Go Figure

Summer 2018

JHU students in a research lab
In the Senior Lab class, chemical and biomolecular engineering undergraduate students learn to become working engineers who troubleshoot and find solutions. (Image: Will Kirk / Homewood Photography)

In the Department of Chemical and Biomolecular Engineering, there’s one course where everything starts coming together. It’s here—in a class fondly known as Senior Lab—that they begin to transform from passive receivers of knowledge into engineers who troubleshoot equipment quirks and adjust experiments on the fly.

Student teams rotate through three experiments—complete with built-in pitfalls—exploring distillation, membrane separation, biocatalysis, bioreaction, and gas absorption. They are charged with responding to challenges (intentionally vaguely worded) related to scaling up manufacturing processes and maximizing product outputs.

“We don’t tell you what to do; you’re going to have to figure it out,” Lise Dahuron, senior lecturer, tells a recent group of undergrads. “There is no right solution. There are 100 answers to any question.”

For the most part, students seem to take the challenge in stride. “You don’t know what you’re doing at first, but you learn when to recalculate, which data you need to get [again], and what factors you need to be careful of—what you have to consider before you do the experiment,” says third-year student Yoon Ki Joo.

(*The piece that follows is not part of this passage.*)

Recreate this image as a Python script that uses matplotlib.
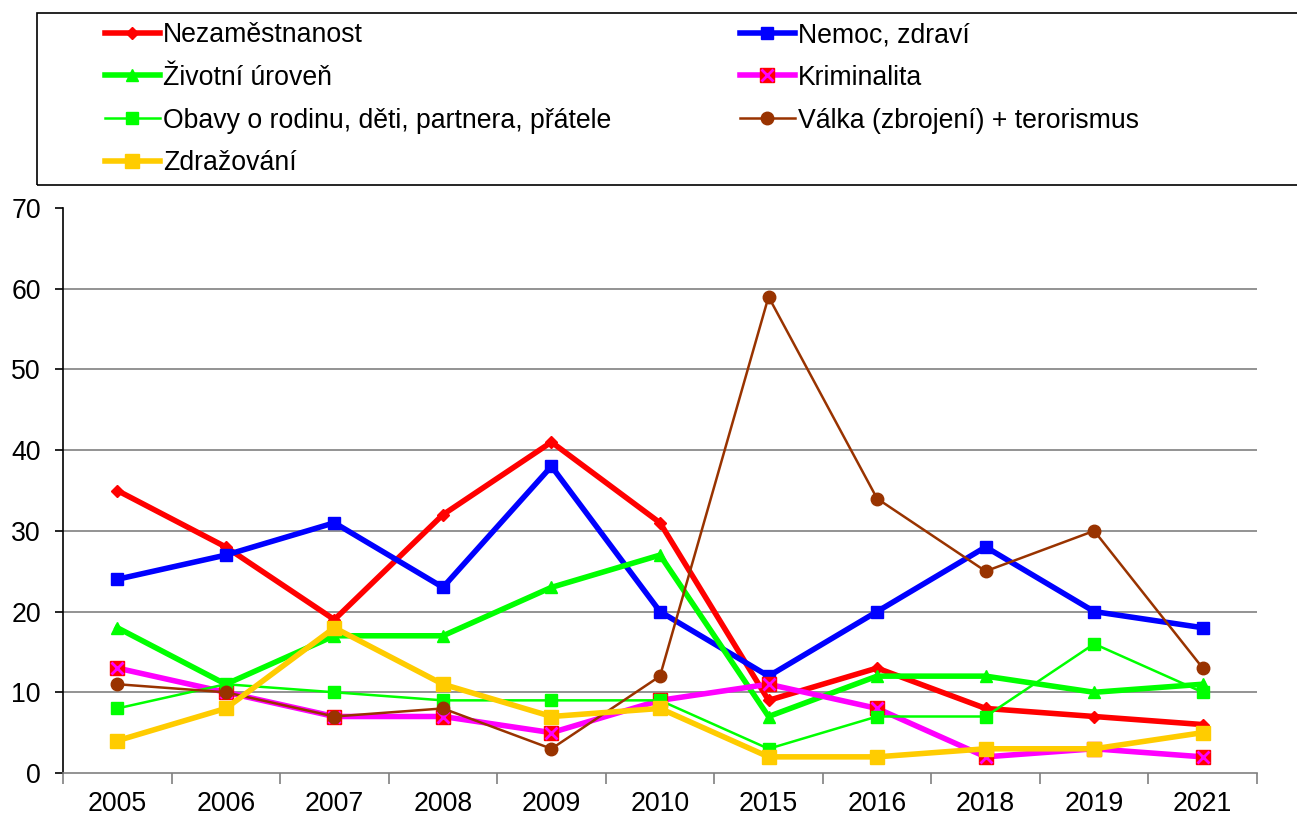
import matplotlib
matplotlib.use("Agg")
import matplotlib.pyplot as plt
from matplotlib.patches import Rectangle

plt.rcParams['font.family'] = ['Liberation Sans', 'DejaVu Sans']

years = ["2005", "2006", "2007", "2008", "2009", "2010", "2015", "2016", "2018", "2019", "2021"]
nezamestnanost = [35, 28, 19, 32, 41, 31, 9, 13, 8, 7, 6]
nemoc = [24, 27, 31, 23, 38, 20, 12, 20, 28, 20, 18]
zivotni = [18, 11, 17, 17, 23, 27, 7, 12, 12, 10, 11]
kriminalita = [13, 10, 7, 7, 5, 9, 11, 8, 2, 3, 2]
obavy = [8, 11, 10, 9, 9, 9, 3, 7, 7, 16, 10]
valka = [11, 10, 7, 8, 3, 12, 59, 34, 25, 30, 13]
zdrazovani = [4, 8, 18, 11, 7, 8, 2, 2, 3, 3, 5]

labels = ["Nezaměstnanost", "Nemoc, zdraví", "Životní úroveň", "Kriminalita",
          "Obavy o rodinu, děti, partnera, přátele", "Válka (zbrojení) + terorismus",
          "Zdražování"]

FS = 19.2
W, H = 1297, 814
fig = plt.figure(figsize=(W / 100, H / 100), dpi=100)
ax = fig.add_axes([63 / W, 1 - 773 / H, (1257 - 63) / W, (773 - 208) / H])

x = list(range(len(years)))

h_nez, = ax.plot(x, nezamestnanost, color='#FF0000', lw=4, marker='D', ms=6, zorder=3)
h_nem, = ax.plot(x, nemoc, color='#0000FF', lw=4, marker='s', ms=9, zorder=3)
h_ziv, = ax.plot(x, zivotni, color='#00FF00', lw=4, marker='^', ms=9, zorder=3)
h_kri, = ax.plot(x, kriminalita, color='#FF00FF', lw=4, marker='s', ms=10,
                 markerfacecolor='#FF0000', markeredgecolor='#FF0000', zorder=3)
h_kri2, = ax.plot(x, kriminalita, ls='none', marker='x', ms=8, mew=2,
                  color='#FF00FF', zorder=3)
h_oba, = ax.plot(x, obavy, color='#00FF00', lw=1.8, marker='s', ms=9, zorder=3)
h_val, = ax.plot(x, valka, color='#993300', lw=1.8, marker='o', ms=9, zorder=3)
h_zdr, = ax.plot(x, zdrazovani, color='#FFCC00', lw=4, marker='s', ms=10, zorder=3)

ax.set_xlim(-0.5, len(years) - 0.5)
ax.set_ylim(0, 70)
ax.set_yticks(range(0, 71, 10))
ax.set_xticks(x)
ax.set_xticklabels(years)
ax.set_xticks([i - 0.5 for i in range(len(years) + 1)], minor=True)
ax.tick_params(axis='x', which='major', length=0, labelsize=FS, pad=13)
ax.tick_params(axis='x', which='minor', length=8, color='#808080', width=1.2)
ax.tick_params(axis='y', length=6, width=1.2, labelsize=FS, pad=10)

for v in range(10, 70, 10):
    ax.axhline(v, color='#808080', lw=1.2, zorder=1)

ax.spines['top'].set_visible(False)
ax.spines['right'].set_visible(False)
ax.spines['left'].set_color('black')
ax.spines['left'].set_linewidth(1.2)
ax.spines['bottom'].set_color('#808080')
ax.spines['bottom'].set_linewidth(1.2)

# legend box
fig.add_artist(Rectangle((37 / W, 1 - 185 / H), (1320 - 37) / W, (185 - 13) / H,
                         transform=fig.transFigure, fill=False, edgecolor='black',
                         lw=1.2, clip_on=False))

common = dict(loc='upper left', fontsize=FS, handlelength=2.05, handletextpad=0.12,
              frameon=False, borderaxespad=0, borderpad=0, labelspacing=0.63)
fig.legend([h_nez, h_ziv, h_oba, h_zdr], [labels[0], labels[2], labels[4], labels[6]],
           bbox_to_anchor=(105 / W, 1 - 22 / H), **common)
fig.legend([h_nem, (h_kri, h_kri2), h_val], [labels[1], labels[3], labels[5]],
           bbox_to_anchor=(740 / W, 1 - 22 / H), **common)

fig.savefig("out.png", dpi=100)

Joseph L. Katz, now professor emeritus, created Senior Lab back in 1979. His intent was to move beyond the purely theoretical to provide students experience with practical tasks in the lab. “The students become capable of self-teaching in a complicated, unknown situation,” Katz says. “That’s the key thing about an engineer: that he or she can figure out what needs to be done.”

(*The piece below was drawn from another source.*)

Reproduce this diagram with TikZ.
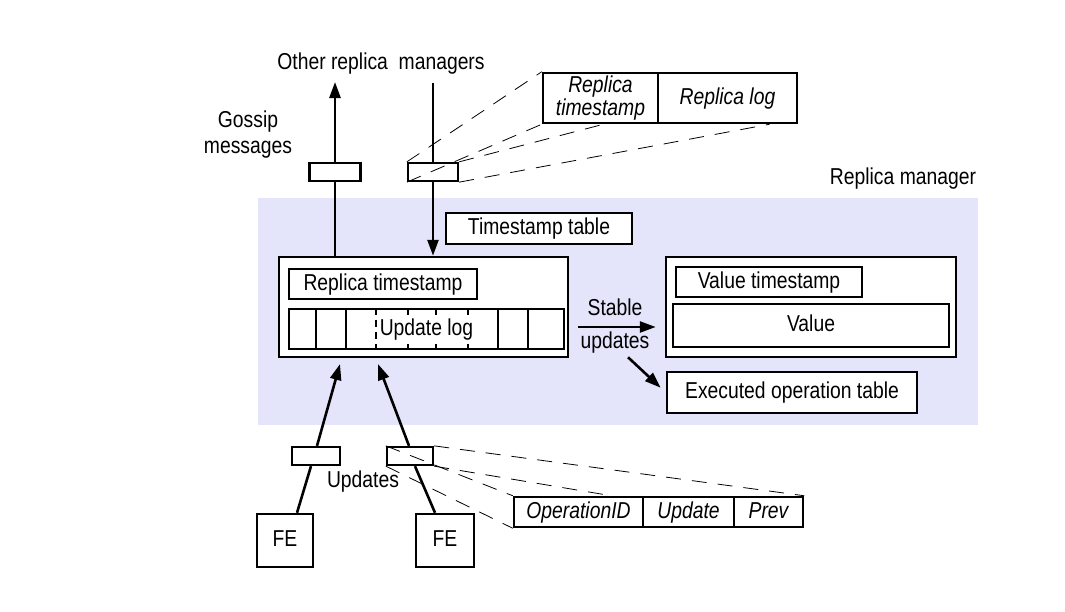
\documentclass[tikz,border=0pt]{standalone}
\usepackage{fontspec}
\setmainfont{Liberation Sans}[FakeStretch=0.84]
\usetikzlibrary{arrows.meta}
\definecolor{rmshade}{RGB}{228,228,250}

\begin{document}
\begin{tikzpicture}[x=1pt,y=-1pt,
  every node/.style={font=\fontsize{23}{25}\selectfont},
  box/.style={draw,line width=2.5pt,fill=white,inner sep=0pt,text height=16pt,text depth=4pt},
  tag/.style={draw,line width=2.3pt,fill=white,inner sep=0pt,minimum width=50pt,minimum height=18pt},
  flow/.style={line width=2.6pt,-{Triangle[length=16pt,width=11pt]}},
  feed/.style={line width=2.6pt},
  zoomline/.style={line width=0.8pt,dash pattern=on 15pt off 11pt}]
  \useasboundingbox (0,0) rectangle (1065,611);
  \fill[rmshade] (258,198) rectangle (978,425);
  \node (rmlabel) at (903,179) {Replica manager};

  % replica timestamp and update log
  \node[box,minimum width=289pt,minimum height=100pt] (rmbox) at (423.5,307) {};
  \node[box,minimum width=188pt,minimum height=30pt] (repts) at (383,284) {Replica timestamp};
  \node[box,minimum width=275pt,minimum height=40pt] (logbox) at (426.5,329) {};
  \foreach \d in {28,58,210,240}{
    \draw[line width=2.2pt] ([xshift=\d pt]logbox.north west) -- ([xshift=\d pt]logbox.south west);
  }
  \foreach \d in {88,120,148,180}{
    \draw[line width=1.8pt,dash pattern=on 7pt off 5pt] ([xshift=\d pt]logbox.north west) -- ([xshift=\d pt]logbox.south west);
  }
  \node[fill=white,inner sep=1pt,text height=16pt,text depth=4pt] (loglabel) at (logbox.center) {Update log};

  % value side
  \node[box,minimum width=290pt,minimum height=100pt] (valbox) at (811,307) {};
  \node[box,minimum width=186pt,minimum height=30pt] (valts) at (769,282) {Value timestamp};
  \node[box,minimum width=276pt,minimum height=43pt] (value) at (811,325.5) {Value};
  \node[box,minimum width=250pt,minimum height=41pt] (exectab) at (792,392.5) {Executed operation table};
  \node[box,minimum width=186pt,minimum height=31pt] (tstable) at (539,228.5) {Timestamp table};

  \node[align=center,font=\fontsize{23}{33}\selectfont] (stable) at (615,326.5) {Stable\\updates};
  \draw[flow] ([shift={(9,20)}]rmbox.east) -- ([shift={(-9,20)}]valbox.west);
  \draw[flow,shorten >=7pt] ([xshift=13pt]stable.south) -- (exectab.west);

  % gossip
  \node (othrm) at (381,64) {Other replica\ \ managers};
  \node[align=center,font=\fontsize{23}{26}\selectfont] (gossip) at (248,135) {Gossip\\messages};
  \node[tag,minimum width=51pt] (gout) at (335,172) {};
  \node[tag] (gin) at (433,172) {};
  \coordinate (gtop) at (335,82);
  \coordinate (gsrc) at (433,83);
  \draw[flow] (gout.north) -- (gtop);
  \draw[feed] (rmbox.north -| gout) -- (gout.south);
  \draw[feed] (gsrc) -- (gin.north);
  \draw[flow] (gin.south) -- (rmbox.north -| gin);

  \node[draw,line width=2.5pt,fill=white,inner sep=0pt,minimum width=115pt,minimum height=50pt,align=center,font=\itshape\fontsize{23}{16}\selectfont] (rts) at (600.5,98) {Replica\\timestamp};
  \node[box,minimum width=139pt,minimum height=50pt,font=\itshape\fontsize{23}{25}\selectfont] (rlog) at (727.5,98) {Replica log};
  \draw[zoomline] (gin.north west) -- (rts.north west);
  \draw[zoomline] (gin.south west) -- (rts.south west);
  \draw[zoomline] (gin.north east) -- ([xshift=3pt]rts.south);
  \draw[zoomline] (gin.south east) -- ([xshift=42pt]rlog.south);

  % updates from front ends
  \node[box,minimum width=56pt,minimum height=53pt] (fe1) at (285,540.5) {FE};
  \node[box,minimum width=58pt,minimum height=53pt] (fe2) at (445,540.5) {FE};
  \node[tag,minimum width=48pt] (uleft) at (316,456) {};
  \node[tag,minimum width=46pt] (uright) at (410,456) {};
  \node (upds) at (363,482) {Updates};
  \coordinate (tipa) at (340,364);
  \coordinate (tipb) at (378,364);
  \draw[feed] ([xshift=12pt]fe1.north) -- ([xshift=-5pt]uleft.south);
  \draw[flow] ([xshift=1pt]uleft.north) -- (tipa);
  \draw[feed] ([xshift=-10pt]fe2.north) -- ([xshift=5pt]uright.south);
  \draw[flow] ([xshift=-1pt]uright.north) -- (tipb);

  \node[box,minimum width=129pt,minimum height=30pt,font=\itshape\fontsize{23}{25}\selectfont] (opid) at (578.5,512) {OperationID};
  \node[box,minimum width=91pt,minimum height=30pt,font=\itshape\fontsize{23}{25}\selectfont] (upd) at (688.5,512) {Update};
  \node[box,minimum width=69pt,minimum height=30pt,font=\itshape\fontsize{23}{25}\selectfont] (prev) at (768.5,512) {Prev};
  \draw[zoomline] (uright.north west) -- (opid.north west);
  \draw[zoomline] (uright.south west) -- (opid.south west);
  \draw[zoomline] (uright.north east) -- (prev.north east);
  \draw[zoomline] (uright.south east) -- ([xshift=33pt]opid.north);
\end{tikzpicture}
\end{document}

Since then, Senior Lab has gained a reputation for being one of the most difficult but worthwhile courses. Teams design and carry out their own investigations, analyze their results, and document their conclusions in professional reports and oral presentations, supported by a writing professor from the Johns Hopkins Center for Leadership Education. In addition to Dahuron, instructors include professors Sharon Gerecht, the Kent Gordon Croft Investment Management Faculty Scholar, and Marc Ostermeier, as well as senior lecturers An Goffin and Carmo Pereira.

“Before, I would just think about the instructions I was given to follow,” says fourth-year student Jieun Park. “Now, I try to figure out what parameters I need to consider to get a good result, how to determine what a good result is, and what limitations I need to work within.”